##### Given data

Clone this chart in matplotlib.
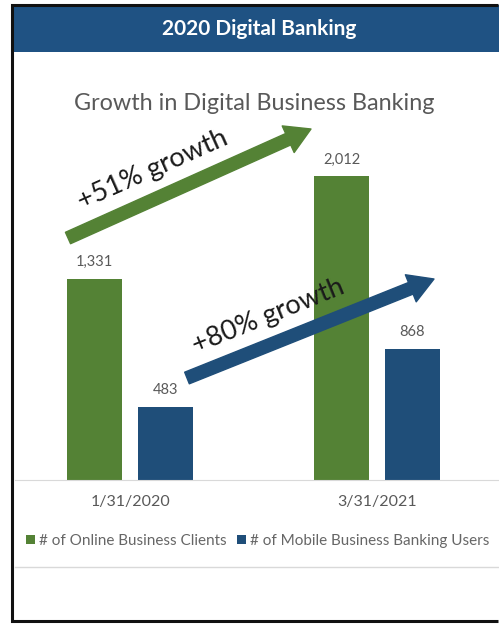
import matplotlib.pyplot as plt
from matplotlib.patches import Rectangle, FancyArrowPatch
from matplotlib.lines import Line2D
import numpy as np

plt.rcParams['font.family'] = ['Lato', 'DejaVu Sans']

dates = ["1/31/2020", "3/31/2021"]
online_clients = [1331, 2012]
mobile_users = [483, 868]
series_names = ["# of Online Business Clients", "# of Mobile Business Banking Users"]

GREEN = "#548235"
BLUE = "#1f4e79"
GREY = "#595959"

W, H = 499, 624


def fx(x):
    return x / W


def fy(y):
    return 1 - y / H


fig = plt.figure(figsize=(W / 100, H / 100), dpi=100)
fig.patch.set_facecolor("white")

# header band
fig.add_artist(Rectangle((fx(12), fy(52)), fx(W - 12), 47 / H, transform=fig.transFigure,
                         facecolor="#1f5283", edgecolor="none"))
# outer frame: left, top and bottom sides, stopping just short of the right edge
fx_pts = [fx(W - 1), fx(12), fx(12), fx(W - 1)]
fy_pts = [fy(5), fy(5), fy(621), fy(621)]
fig.add_artist(Line2D(fx_pts, fy_pts, transform=fig.transFigure, color="#111111",
                      linewidth=2.2, solid_joinstyle="miter", solid_capstyle="butt"))

fig.text(fx(259), fy(29), "2020 Digital Banking", color="white", fontsize=15,
         fontweight="bold", ha="center", va="center")
fig.text(fx(254), fy(104), "Growth in Digital Business Banking", color=GREY,
         fontsize=16.8, ha="center", va="center")

# bar area: baseline at y=480 px, 0.151 px per unit
ax = fig.add_axes([fx(15), fy(480), fx(W - 16), 360 / H])
ax.set_xlim(-0.466, 1.49)
ax.set_ylim(0, 360 / 0.151)
x = np.arange(len(dates))
off, bw = 0.143, 0.223
b1 = ax.bar(x - off, online_clients, bw, color=GREEN, label=series_names[0])
b2 = ax.bar(x + off, mobile_users, bw, color=BLUE, label=series_names[1])
for bars, vals in ((b1, online_clients), (b2, mobile_users)):
    for r, v in zip(bars, vals):
        ax.annotate(f"{v:,}", (r.get_x() + r.get_width() / 2, v), xytext=(0, 7),
                    textcoords="offset points", ha="center", va="bottom",
                    fontsize=10.5, color=GREY)
for s in ("top", "right", "left"):
    ax.spines[s].set_visible(False)
ax.spines["bottom"].set_color("#d9d9d9")
ax.set_yticks([])
ax.set_xticks(x)
ax.set_xticklabels(dates, fontsize=11.5, color=GREY)
ax.tick_params(axis="x", length=0, pad=11)
ax.patch.set_alpha(0)

# legend row and separator
leg = ax.legend(loc="upper left", bbox_to_anchor=(fx(20), fy(528)),
                bbox_transform=fig.transFigure, ncol=2, frameon=False,
                fontsize=11, handlelength=0.55, handleheight=0.55,
                handletextpad=0.3, columnspacing=0.7, borderaxespad=0)
for t in leg.get_texts():
    t.set_color("#666666")
fig.add_artist(Line2D([fx(15), fx(W - 1)], [fy(567), fy(567)], transform=fig.transFigure,
                      color="#d9d9d9", linewidth=1))

# growth arrows
g1 = round((online_clients[1] / online_clients[0] - 1) * 100)
g2 = round((mobile_users[1] / mobile_users[0] - 1) * 100)
arrows = [((68, 238), (311, 129), GREEN), ((187, 378), (434, 279), BLUE)]
for (p0, p1, c) in arrows:
    fig.add_artist(FancyArrowPatch((fx(p0[0]), fy(p0[1])), (fx(p1[0]), fy(p1[1])),
                                   transform=fig.transFigure,
                                   arrowstyle="simple,head_length=1.8,head_width=2.1,tail_width=0.9",
                                   mutation_scale=10, color=c, shrinkA=0, shrinkB=0))
fig.text(fx(153), fy(170), f"+{g1}% growth", rotation=24, fontsize=19.5,
         color="#1a1a1a", ha="center", va="center", rotation_mode="anchor")
fig.text(fx(268), fy(316), f"+{g2}% growth", rotation=22, fontsize=19.5,
         color="#1a1a1a", ha="center", va="center", rotation_mode="anchor")

fig.savefig("out.png", dpi=100)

##########

▶ What is needed:
Go from the first line of the listing to the line holding "ax.patch.set_alpha(0)" and, please, transcribe those lines exactly, both included, with no pictures.

▶ Response below:
Clone this chart in matplotlib.
import matplotlib.pyplot as plt
from matplotlib.patches import Rectangle, FancyArrowPatch
from matplotlib.lines import Line2D
import numpy as np

plt.rcParams['font.family'] = ['Lato', 'DejaVu Sans']

dates = ["1/31/2020", "3/31/2021"]
online_clients = [1331, 2012]
mobile_users = [483, 868]
series_names = ["# of Online Business Clients", "# of Mobile Business Banking Users"]

GREEN = "#548235"
BLUE = "#1f4e79"
GREY = "#595959"

W, H = 499, 624


def fx(x):
    return x / W


def fy(y):
    return 1 - y / H


fig = plt.figure(figsize=(W / 100, H / 100), dpi=100)
fig.patch.set_facecolor("white")

# header band
fig.add_artist(Rectangle((fx(12), fy(52)), fx(W - 12), 47 / H, transform=fig.transFigure,
                         facecolor="#1f5283", edgecolor="none"))
# outer frame: left, top and bottom sides, stopping just short of the right edge
fx_pts = [fx(W - 1), fx(12), fx(12), fx(W - 1)]
fy_pts = [fy(5), fy(5), fy(621), fy(621)]
fig.add_artist(Line2D(fx_pts, fy_pts, transform=fig.transFigure, color="#111111",
                      linewidth=2.2, solid_joinstyle="miter", solid_capstyle="butt"))

fig.text(fx(259), fy(29), "2020 Digital Banking", color="white", fontsize=15,
         fontweight="bold", ha="center", va="center")
fig.text(fx(254), fy(104), "Growth in Digital Business Banking", color=GREY,
         fontsize=16.8, ha="center", va="center")

# bar area: baseline at y=480 px, 0.151 px per unit
ax = fig.add_axes([fx(15), fy(480), fx(W - 16), 360 / H])
ax.set_xlim(-0.466, 1.49)
ax.set_ylim(0, 360 / 0.151)
x = np.arange(len(dates))
off, bw = 0.143, 0.223
b1 = ax.bar(x - off, online_clients, bw, color=GREEN, label=series_names[0])
b2 = ax.bar(x + off, mobile_users, bw, color=BLUE, label=series_names[1])
for bars, vals in ((b1, online_clients), (b2, mobile_users)):
    for r, v in zip(bars, vals):
        ax.annotate(f"{v:,}", (r.get_x() + r.get_width() / 2, v), xytext=(0, 7),
                    textcoords="offset points", ha="center", va="bottom",
                    fontsize=10.5, color=GREY)
for s in ("top", "right", "left"):
    ax.spines[s].set_visible(False)
ax.spines["bottom"].set_color("#d9d9d9")
ax.set_yticks([])
ax.set_xticks(x)
ax.set_xticklabels(dates, fontsize=11.5, color=GREY)
ax.tick_params(axis="x", length=0, pad=11)
ax.patch.set_alpha(0)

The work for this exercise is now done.